After the oppressively overpopulated and stifling big cities of India, Kathmandu was cool, uncluttered and moved at an almost sedate pace by comparison. The population, of around 600,000, was much more on a level with what I was accustomed to than the teeming millions of Delhi and Agra. Even the sacred cows were less obtrusive.
The medieval old part of the city had streets too narrow for cars and ancient ornate temples seemed to adorn almost every corner. The strangely named “Freak Street” was formerly the hangout of the flower children who had travelled the hippie trail to Kathmandu in the 1960s. The name had been coined, and retained, in their memory. Ragged holy men with long, colourfully dyed hair and painted faces sat on the temple steps and posed for tourist photographs. A few of them had suspiciously European looking features and I wondered if some of the hippies had stayed behind to take up a new life in the Orient or if I had inadvertently discovered Lord Lucan.

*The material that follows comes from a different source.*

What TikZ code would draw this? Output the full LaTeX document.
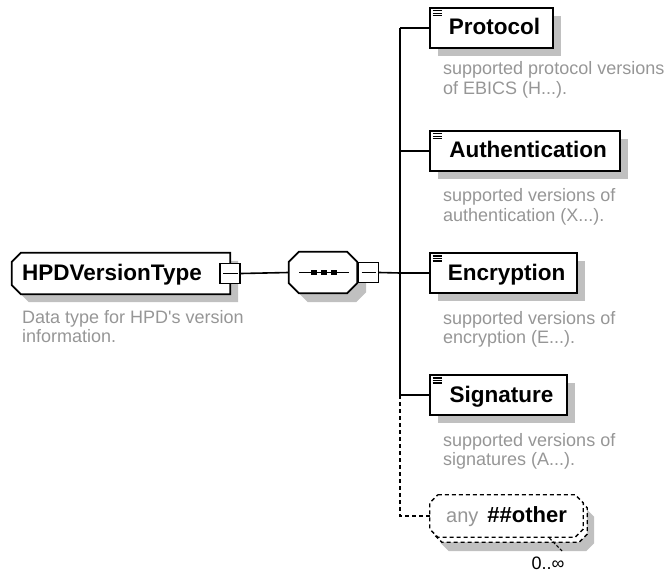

My hotel, the Annapurna, was centrally located between the old city and the Royal Palace (scene of the infamous slaying of Royal Family members by the Crown Prince a few years beforehand). Reputedly the best hotel in Kathmandu, it boasted luxurious bedrooms and public areas, but was inexpensive enough to be included in a Kuoni package tour. There was also an outdoor swimming pool with water substantially cooler, but also substantially cleaner, than its counterparts in Indian hotels had been.
Nepal’s main claim to fame is that eight of the ten highest mountains on Earth, including the highest, Mount Everest, are within, or on, its borders. As I was in the country for only five days, as a finale to my main India trip, climbing it was even more out of the question than it would have been in any case. Several local airlines, including Buddha Air, which I opted for, provided an unenergetic alternative in the shape of a one hour flight around the summit. This cost around £100 and involved an additional hair raising take off from and descent into Kathmandu airport, on a 25 seater plane carrying only 12 passengers to ensure that everyone had a window seat.

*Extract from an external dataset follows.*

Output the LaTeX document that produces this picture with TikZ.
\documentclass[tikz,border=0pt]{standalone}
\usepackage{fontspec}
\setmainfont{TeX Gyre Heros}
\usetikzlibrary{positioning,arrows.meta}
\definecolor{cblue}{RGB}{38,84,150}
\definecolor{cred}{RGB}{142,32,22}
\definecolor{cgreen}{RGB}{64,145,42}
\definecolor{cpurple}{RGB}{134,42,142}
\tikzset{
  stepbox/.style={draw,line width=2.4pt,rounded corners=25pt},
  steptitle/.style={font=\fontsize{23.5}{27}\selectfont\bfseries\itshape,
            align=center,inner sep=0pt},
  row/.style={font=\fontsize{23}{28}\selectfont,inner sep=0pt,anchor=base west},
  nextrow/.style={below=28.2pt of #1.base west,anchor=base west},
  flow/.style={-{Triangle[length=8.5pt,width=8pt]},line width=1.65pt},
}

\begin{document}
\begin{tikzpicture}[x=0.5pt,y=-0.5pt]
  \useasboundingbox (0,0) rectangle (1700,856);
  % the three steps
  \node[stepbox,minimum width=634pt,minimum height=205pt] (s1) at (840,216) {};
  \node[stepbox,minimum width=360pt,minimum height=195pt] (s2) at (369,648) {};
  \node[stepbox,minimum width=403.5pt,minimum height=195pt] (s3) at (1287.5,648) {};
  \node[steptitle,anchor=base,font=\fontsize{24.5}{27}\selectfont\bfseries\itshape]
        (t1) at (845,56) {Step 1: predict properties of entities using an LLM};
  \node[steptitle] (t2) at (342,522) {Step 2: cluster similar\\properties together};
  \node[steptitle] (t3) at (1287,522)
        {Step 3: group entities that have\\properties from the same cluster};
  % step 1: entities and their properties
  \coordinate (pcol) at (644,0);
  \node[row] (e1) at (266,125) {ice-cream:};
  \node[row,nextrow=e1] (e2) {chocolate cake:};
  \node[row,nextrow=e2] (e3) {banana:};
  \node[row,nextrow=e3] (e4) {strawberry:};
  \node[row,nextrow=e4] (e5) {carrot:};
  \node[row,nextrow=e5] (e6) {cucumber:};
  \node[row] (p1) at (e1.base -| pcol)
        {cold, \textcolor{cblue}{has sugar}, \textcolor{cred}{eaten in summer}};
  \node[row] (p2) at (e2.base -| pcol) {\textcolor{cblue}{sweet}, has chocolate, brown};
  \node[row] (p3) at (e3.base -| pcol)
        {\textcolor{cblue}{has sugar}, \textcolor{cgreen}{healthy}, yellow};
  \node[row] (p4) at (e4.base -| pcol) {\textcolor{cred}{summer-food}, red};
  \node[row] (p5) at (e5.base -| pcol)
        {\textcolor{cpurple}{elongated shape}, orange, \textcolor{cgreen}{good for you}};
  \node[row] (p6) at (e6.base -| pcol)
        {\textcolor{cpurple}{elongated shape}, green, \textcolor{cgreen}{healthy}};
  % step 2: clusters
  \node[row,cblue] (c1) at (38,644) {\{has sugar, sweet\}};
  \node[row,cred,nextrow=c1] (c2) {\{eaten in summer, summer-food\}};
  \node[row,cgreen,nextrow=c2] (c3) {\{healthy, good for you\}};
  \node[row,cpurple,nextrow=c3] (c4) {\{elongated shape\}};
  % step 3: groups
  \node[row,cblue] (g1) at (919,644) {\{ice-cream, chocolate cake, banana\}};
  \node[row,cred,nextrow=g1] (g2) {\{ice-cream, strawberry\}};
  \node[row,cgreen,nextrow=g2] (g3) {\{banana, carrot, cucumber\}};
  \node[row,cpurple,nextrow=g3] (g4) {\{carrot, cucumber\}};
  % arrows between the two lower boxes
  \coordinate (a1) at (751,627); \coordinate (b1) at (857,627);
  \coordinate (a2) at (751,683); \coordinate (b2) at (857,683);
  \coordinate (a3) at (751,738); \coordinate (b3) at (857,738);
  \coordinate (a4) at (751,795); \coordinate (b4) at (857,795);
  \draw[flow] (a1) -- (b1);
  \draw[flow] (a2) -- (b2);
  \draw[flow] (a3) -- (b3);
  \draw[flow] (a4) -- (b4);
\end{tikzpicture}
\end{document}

It wasn’t long before the green valleys and terraced hillsides below gave way to snow covered mountain slopes as our guide pointed out and identified the lesser peaks of the Himalaya range. When we reached Everest, around 100 miles from the capital, the plane circled the top a couple of times, allowing us to take photographs, before heading back. It was all over very quickly and, in terms of pounds per mile or per minute, must have been the most expensive flight I’ve ever been on.
Several travel companies’ India tours include a few days in Nepal as an optional add on. Despite their shared Hindu heritage and geographical proximity, they are very different countries, not least because Nepal was never colonised and has a population much more suited to its size and resources. Any short visit there will almost certainly be based in Kathmandu. The Everest flights, considering that they arrive back where they started, are certainly not cheap. Unless you’re actually intending to climb it, however, they’re probably the only chance you’ll have to see the highest point on Earth with your own eyes.